#### OBJECTIVE:
Locate and copy each line in the data that contains the word "this".

#### Rows from a dataset of charts and code:

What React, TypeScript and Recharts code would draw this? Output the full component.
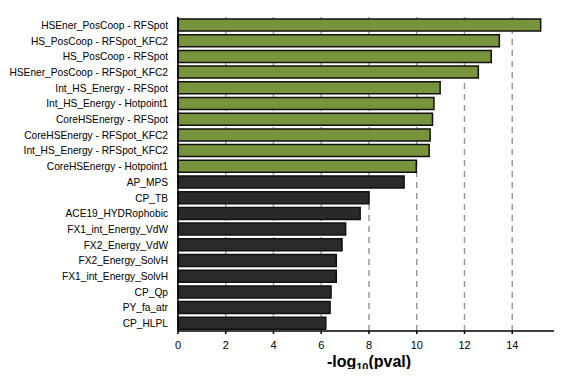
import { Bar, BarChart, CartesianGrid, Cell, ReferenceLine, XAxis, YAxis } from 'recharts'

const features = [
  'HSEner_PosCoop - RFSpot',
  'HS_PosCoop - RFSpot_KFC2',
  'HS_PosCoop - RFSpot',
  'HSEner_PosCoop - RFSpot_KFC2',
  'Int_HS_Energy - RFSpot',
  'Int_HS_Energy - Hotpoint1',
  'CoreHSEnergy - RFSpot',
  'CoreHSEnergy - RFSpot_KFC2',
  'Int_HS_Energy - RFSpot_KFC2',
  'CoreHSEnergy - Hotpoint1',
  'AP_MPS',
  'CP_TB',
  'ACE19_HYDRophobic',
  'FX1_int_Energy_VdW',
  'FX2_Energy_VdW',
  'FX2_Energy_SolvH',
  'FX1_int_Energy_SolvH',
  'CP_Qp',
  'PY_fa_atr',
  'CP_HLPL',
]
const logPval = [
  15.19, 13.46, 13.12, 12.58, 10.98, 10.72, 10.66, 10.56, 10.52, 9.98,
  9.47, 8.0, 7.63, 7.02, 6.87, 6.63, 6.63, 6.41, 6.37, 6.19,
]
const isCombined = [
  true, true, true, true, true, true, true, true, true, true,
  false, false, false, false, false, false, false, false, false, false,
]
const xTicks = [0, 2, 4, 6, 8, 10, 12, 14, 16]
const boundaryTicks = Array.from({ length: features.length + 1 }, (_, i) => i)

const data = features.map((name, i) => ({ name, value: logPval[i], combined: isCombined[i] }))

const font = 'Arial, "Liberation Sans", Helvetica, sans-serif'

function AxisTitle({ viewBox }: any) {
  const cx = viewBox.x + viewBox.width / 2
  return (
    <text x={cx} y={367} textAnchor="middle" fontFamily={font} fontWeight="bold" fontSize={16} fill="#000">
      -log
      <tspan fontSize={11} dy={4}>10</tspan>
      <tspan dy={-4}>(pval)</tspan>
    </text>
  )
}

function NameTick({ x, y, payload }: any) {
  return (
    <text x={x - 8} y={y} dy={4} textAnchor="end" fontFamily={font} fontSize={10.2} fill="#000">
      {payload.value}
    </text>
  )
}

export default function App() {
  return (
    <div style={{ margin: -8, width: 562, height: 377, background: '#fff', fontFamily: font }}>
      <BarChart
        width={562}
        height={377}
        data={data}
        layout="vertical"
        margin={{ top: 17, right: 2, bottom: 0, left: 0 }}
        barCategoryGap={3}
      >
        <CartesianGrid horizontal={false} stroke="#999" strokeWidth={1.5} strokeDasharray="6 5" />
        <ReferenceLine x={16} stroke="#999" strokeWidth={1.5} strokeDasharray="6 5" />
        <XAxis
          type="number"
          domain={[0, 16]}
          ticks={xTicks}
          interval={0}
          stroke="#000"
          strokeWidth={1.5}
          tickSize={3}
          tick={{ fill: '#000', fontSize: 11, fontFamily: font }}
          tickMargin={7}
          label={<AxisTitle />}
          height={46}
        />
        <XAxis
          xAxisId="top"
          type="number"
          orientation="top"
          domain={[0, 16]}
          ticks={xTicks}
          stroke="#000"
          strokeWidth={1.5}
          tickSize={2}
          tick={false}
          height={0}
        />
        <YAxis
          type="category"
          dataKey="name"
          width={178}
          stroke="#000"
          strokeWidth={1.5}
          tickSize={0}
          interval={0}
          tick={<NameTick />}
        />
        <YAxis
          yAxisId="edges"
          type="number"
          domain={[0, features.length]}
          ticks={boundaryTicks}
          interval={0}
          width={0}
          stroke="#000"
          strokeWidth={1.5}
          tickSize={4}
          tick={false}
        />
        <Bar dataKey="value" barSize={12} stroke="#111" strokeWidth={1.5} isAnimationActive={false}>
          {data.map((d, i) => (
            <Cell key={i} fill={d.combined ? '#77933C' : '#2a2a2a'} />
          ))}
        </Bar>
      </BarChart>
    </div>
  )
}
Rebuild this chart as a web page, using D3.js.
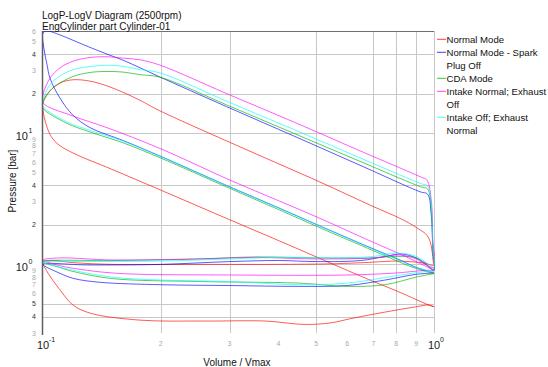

#### FULL RESPONSE:
What React, TypeScript and Recharts code would draw this? Output the full component.
Rebuild this chart as a web page, using D3.js.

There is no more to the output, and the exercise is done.